Computing Community Consortium Blog

The goal of the Computing Community Consortium (CCC) is to catalyze the computing research community to debate longer range, more audacious research challenges; to build consensus around research visions; to evolve the most promising visions toward clearly defined initiatives; and to work with the funding organizations to move challenges and visions toward funding initiatives. The purpose of this blog is to provide a more immediate, online mechanism for dissemination of visioning concepts and community discussion/debate about them.

NSF Announces New SAVI at Intersection of IT, Disasters

July 19th, 2012 / in big science, research horizons, Research News / by Erwin Gianchandani

Details of the new NSF SAVI focused on employing an IT-based approach to support effective disaster management [image courtesy NSF].At a meeting of the National Science Board (NSB) yesterday, National Science Foundation (NSF) Assistant Director for Computer and Information Science and Engineering (CISE) Farnam Jahanian announced a new Science Across Virtual Institutes (SAVI) project that brings together teams from the U.S. and Japan to pursue fundamental advances in information technology in support of effective disaster management.

The new SAVI — to be called Global Research on Applying Information Technology to Support Effective Disaster Management (GRAIT-DM) — will foster a global research collaboration focused on (following the link):

  • Improving the resilience and responsiveness of information technology to enable real time data sensing and analysis, critical for time-sensitive decision-making;
  • Advancing fundamental knowledge and innovation for resilient and sustainable civil infrastructure and distributed infrastructure networks; and
  • Acquiring big data and improving broad knowledge of preparedness and response at human, societal and global scales.

Besides NSF, the research team — to be co-led by Calton Pu at Georgia Tech and Masuru Kitsuregawa at the University of Tokyo, and to include over 22 current NSF awardees — will receive support from Japan’s National Institute of Informatics and the Japan Society for the Promotion of Science (JSPS).

In making the announcement, Jahanian noted:

“This new SAVI fortifies the agreement between NSF and Japan’s Ministry of Education, Culture, Sports, Science and Technology, or MEXT. Just over a month ago in Tokyo, Together, [NSF Director Subra Suresh] and MEXT Minister [Hirofumi] Hirano agreed that collaboration between U.S. and Japan on big data and disaster research would yield important mutual advantages…

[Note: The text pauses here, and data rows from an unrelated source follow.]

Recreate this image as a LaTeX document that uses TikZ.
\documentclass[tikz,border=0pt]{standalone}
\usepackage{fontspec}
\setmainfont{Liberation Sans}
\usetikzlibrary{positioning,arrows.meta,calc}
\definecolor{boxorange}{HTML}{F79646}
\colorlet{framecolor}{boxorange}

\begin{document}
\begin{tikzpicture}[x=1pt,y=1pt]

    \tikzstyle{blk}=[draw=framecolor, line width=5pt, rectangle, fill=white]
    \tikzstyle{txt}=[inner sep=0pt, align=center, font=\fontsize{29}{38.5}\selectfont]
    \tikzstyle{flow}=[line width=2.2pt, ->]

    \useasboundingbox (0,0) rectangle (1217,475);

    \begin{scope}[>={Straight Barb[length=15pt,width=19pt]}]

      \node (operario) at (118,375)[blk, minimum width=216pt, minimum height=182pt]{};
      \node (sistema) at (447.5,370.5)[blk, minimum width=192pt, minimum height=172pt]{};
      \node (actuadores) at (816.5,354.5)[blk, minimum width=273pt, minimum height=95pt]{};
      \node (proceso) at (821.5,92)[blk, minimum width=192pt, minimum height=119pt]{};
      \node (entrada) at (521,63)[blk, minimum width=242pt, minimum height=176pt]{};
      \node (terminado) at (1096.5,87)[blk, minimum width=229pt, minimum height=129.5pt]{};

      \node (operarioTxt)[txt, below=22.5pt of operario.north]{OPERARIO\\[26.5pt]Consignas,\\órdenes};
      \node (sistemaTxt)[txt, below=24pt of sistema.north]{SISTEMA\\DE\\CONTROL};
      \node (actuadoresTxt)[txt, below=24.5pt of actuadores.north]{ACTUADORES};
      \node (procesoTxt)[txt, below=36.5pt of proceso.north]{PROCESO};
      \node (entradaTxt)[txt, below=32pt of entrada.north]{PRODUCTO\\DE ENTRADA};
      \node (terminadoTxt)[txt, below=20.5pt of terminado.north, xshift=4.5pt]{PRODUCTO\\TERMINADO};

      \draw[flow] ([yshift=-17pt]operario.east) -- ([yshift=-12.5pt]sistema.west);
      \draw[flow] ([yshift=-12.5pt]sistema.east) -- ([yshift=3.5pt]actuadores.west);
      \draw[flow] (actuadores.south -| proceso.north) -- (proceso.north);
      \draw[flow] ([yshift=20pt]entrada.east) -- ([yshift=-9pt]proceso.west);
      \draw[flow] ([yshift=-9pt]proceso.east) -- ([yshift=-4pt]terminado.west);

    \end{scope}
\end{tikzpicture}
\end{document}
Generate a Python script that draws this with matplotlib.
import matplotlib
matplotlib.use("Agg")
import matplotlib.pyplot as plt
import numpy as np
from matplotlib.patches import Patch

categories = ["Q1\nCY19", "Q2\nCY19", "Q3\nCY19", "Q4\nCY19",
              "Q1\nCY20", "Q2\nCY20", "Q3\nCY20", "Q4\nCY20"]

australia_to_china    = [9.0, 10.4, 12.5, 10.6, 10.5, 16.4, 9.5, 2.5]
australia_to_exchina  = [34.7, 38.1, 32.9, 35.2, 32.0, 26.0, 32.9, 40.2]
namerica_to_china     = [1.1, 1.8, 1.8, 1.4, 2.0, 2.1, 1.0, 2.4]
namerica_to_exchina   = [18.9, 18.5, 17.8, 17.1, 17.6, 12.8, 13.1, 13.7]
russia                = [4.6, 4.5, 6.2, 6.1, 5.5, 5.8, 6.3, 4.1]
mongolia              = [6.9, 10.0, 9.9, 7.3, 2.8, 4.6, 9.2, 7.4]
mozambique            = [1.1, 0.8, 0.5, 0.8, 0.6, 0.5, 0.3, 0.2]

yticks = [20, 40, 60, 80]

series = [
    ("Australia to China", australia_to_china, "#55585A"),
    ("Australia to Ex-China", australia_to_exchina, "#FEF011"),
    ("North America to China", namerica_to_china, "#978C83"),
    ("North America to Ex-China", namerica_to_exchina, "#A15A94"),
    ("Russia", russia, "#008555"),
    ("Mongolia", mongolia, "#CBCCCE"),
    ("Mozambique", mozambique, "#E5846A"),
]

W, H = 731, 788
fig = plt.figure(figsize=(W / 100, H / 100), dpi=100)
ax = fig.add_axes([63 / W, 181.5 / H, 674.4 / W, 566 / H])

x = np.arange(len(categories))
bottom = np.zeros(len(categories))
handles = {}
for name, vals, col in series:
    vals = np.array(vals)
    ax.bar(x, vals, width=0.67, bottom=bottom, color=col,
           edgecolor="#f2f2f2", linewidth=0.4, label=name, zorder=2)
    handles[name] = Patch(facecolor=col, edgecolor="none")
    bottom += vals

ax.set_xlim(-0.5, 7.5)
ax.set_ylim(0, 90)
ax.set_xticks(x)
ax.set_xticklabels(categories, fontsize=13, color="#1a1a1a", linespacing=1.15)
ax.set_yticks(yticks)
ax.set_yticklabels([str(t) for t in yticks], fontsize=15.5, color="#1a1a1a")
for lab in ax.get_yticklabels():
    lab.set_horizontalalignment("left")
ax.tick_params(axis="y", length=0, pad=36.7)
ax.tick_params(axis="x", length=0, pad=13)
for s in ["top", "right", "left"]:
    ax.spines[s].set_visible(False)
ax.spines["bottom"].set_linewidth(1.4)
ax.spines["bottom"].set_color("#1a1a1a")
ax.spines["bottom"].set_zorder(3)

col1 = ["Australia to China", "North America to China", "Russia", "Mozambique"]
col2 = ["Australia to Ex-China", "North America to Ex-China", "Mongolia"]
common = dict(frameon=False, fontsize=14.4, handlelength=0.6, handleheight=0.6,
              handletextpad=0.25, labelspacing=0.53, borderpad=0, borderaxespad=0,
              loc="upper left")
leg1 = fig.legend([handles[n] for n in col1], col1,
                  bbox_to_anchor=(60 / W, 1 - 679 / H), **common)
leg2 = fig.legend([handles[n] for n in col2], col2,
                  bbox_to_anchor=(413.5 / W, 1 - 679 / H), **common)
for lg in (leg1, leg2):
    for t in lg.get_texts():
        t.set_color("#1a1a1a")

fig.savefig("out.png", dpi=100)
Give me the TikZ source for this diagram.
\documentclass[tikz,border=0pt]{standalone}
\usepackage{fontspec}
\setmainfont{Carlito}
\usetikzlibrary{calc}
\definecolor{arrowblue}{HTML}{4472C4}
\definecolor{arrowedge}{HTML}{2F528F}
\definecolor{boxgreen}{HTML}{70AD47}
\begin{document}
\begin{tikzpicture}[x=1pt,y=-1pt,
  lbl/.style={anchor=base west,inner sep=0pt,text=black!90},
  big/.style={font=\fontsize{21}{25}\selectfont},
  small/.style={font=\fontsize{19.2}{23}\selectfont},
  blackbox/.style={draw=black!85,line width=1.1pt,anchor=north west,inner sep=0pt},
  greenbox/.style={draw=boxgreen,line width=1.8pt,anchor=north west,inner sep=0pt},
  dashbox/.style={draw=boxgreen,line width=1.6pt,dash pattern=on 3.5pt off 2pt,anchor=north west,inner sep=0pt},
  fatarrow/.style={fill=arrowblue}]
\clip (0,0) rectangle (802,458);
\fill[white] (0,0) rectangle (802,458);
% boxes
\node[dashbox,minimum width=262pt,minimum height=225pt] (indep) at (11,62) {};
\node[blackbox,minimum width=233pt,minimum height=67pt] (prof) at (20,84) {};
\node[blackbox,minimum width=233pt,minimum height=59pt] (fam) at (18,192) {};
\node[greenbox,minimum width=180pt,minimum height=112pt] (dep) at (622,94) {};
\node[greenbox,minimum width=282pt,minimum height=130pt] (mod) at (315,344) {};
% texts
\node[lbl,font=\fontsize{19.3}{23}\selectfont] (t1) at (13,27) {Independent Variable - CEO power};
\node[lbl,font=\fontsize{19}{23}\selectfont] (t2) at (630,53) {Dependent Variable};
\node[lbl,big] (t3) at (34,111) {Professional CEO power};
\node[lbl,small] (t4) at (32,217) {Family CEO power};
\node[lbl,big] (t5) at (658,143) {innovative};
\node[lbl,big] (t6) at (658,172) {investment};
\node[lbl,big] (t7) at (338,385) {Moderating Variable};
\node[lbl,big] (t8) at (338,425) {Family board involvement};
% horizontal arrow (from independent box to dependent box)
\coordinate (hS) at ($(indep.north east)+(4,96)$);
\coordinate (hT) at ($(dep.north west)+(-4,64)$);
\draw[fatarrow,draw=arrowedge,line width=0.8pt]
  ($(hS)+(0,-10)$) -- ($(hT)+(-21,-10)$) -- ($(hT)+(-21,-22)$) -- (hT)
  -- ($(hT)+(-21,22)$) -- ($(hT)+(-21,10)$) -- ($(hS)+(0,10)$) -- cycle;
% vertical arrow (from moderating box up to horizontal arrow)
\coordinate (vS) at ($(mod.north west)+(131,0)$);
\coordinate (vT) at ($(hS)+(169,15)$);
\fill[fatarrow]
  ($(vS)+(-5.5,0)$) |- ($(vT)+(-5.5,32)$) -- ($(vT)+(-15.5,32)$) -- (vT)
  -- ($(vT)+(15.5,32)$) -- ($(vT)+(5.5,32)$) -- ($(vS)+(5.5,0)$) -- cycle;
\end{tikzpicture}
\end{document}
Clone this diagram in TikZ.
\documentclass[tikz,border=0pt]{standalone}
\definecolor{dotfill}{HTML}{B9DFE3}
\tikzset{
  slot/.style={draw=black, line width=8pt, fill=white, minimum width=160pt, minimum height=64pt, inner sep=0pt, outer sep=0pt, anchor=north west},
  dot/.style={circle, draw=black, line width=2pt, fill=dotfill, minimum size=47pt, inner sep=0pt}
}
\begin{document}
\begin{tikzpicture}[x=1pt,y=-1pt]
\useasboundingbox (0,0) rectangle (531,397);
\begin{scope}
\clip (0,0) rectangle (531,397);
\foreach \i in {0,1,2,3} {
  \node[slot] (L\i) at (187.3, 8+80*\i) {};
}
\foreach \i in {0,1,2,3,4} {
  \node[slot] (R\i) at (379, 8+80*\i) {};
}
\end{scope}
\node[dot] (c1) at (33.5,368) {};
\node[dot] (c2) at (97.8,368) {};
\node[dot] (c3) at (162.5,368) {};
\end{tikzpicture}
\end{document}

“This SAVI has been in the works for more than six months… It builds on the efforts from the community of researchers supported by NSF’s RAPIDS (from all directorates and offices) following the Tohoku earthquake and tsunami in Japan [last year].”

Yesterday’s announcement follows a recent agreement between NSF and Japan’s Ministry of Education, Culture, Sports, Science and Technology, or MEXT. Signed just over a month ago in Tokyo, it states that collaboration between U.S. and Japan on big data and disaster research would yield important mutual advantages.

Importantly, GRAIT-DM attempts to address a key challenge articulated in the recent Computing Community Consortium (CCC) report summarizing the outcomes of a visioning activity on computing for disaster management: mitigating the effects of future disasters by enabling the collection and analysis of vast data sets from both environmental sensors and social, information networks.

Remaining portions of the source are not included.